### Extracted entries
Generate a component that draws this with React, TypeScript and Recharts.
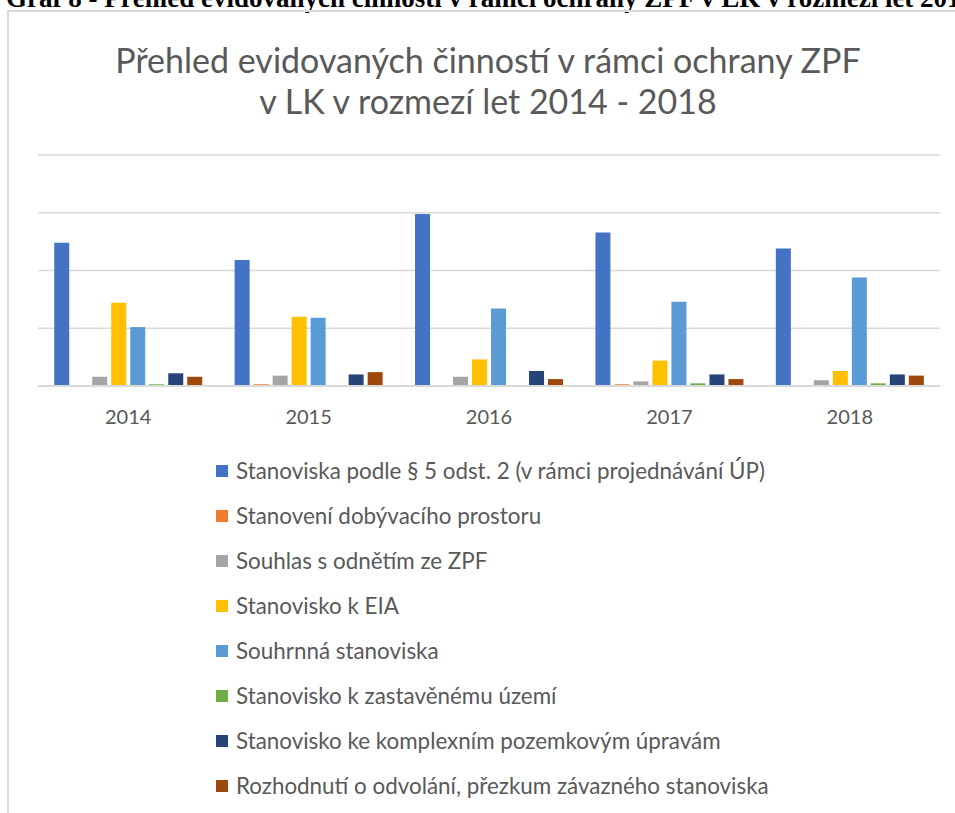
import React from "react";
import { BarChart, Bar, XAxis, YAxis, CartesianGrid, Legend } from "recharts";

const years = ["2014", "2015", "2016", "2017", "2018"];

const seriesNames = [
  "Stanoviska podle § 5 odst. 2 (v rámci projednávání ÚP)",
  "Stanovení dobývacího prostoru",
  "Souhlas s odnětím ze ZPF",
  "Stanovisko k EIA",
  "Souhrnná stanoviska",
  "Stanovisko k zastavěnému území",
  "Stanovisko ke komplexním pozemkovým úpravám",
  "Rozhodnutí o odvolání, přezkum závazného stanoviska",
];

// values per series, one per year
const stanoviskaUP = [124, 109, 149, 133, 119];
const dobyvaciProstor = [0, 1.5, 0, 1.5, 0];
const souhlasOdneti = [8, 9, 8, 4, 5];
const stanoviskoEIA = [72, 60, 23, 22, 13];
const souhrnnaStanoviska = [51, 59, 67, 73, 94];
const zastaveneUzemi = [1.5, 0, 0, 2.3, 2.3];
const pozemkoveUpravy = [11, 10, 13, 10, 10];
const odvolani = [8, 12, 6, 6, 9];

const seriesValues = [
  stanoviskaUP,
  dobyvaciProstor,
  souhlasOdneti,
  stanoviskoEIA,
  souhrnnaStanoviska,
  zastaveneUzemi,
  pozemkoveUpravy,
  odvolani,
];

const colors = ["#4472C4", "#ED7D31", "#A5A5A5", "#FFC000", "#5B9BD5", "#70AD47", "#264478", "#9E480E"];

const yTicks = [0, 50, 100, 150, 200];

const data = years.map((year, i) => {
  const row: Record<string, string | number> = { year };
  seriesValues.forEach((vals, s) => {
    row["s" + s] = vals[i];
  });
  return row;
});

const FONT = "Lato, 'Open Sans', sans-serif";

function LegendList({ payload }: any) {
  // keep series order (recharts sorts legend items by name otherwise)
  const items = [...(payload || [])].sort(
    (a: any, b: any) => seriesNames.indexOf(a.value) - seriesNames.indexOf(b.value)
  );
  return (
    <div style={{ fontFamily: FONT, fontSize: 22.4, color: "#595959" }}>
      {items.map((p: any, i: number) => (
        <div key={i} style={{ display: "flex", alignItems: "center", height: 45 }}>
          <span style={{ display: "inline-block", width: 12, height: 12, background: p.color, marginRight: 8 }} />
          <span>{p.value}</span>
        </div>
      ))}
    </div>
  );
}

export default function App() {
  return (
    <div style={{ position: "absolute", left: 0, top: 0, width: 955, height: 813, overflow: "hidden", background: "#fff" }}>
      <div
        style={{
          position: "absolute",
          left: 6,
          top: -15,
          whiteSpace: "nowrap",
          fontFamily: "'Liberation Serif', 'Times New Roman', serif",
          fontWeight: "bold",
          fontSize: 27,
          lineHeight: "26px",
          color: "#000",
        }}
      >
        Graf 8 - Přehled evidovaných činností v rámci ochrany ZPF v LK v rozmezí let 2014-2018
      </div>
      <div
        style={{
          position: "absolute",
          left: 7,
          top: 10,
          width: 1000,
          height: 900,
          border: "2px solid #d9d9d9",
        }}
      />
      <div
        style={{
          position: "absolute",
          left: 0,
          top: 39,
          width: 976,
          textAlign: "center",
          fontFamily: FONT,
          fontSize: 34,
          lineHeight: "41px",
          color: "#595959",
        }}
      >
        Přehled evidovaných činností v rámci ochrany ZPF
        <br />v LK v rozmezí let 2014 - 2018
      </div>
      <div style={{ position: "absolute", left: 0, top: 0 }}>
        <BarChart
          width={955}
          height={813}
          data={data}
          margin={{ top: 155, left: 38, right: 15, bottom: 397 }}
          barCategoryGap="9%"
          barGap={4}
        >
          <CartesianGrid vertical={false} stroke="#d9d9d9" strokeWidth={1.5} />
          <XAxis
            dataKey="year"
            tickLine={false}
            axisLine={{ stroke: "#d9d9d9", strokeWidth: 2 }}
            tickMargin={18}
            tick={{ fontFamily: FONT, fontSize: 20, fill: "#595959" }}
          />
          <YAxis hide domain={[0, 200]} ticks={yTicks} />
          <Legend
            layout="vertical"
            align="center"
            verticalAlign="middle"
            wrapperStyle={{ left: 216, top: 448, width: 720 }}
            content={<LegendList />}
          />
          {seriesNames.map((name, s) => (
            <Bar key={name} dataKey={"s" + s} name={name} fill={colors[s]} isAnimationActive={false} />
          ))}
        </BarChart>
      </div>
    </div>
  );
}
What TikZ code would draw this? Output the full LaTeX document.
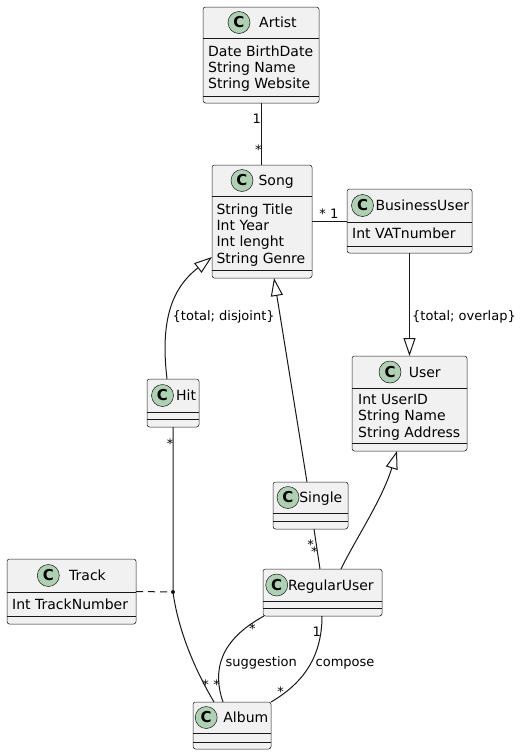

### Directions
Collect the lines of the data that carry the word "React".

### Final result
Generate a component that draws this with React, TypeScript and Recharts.
import React from "react";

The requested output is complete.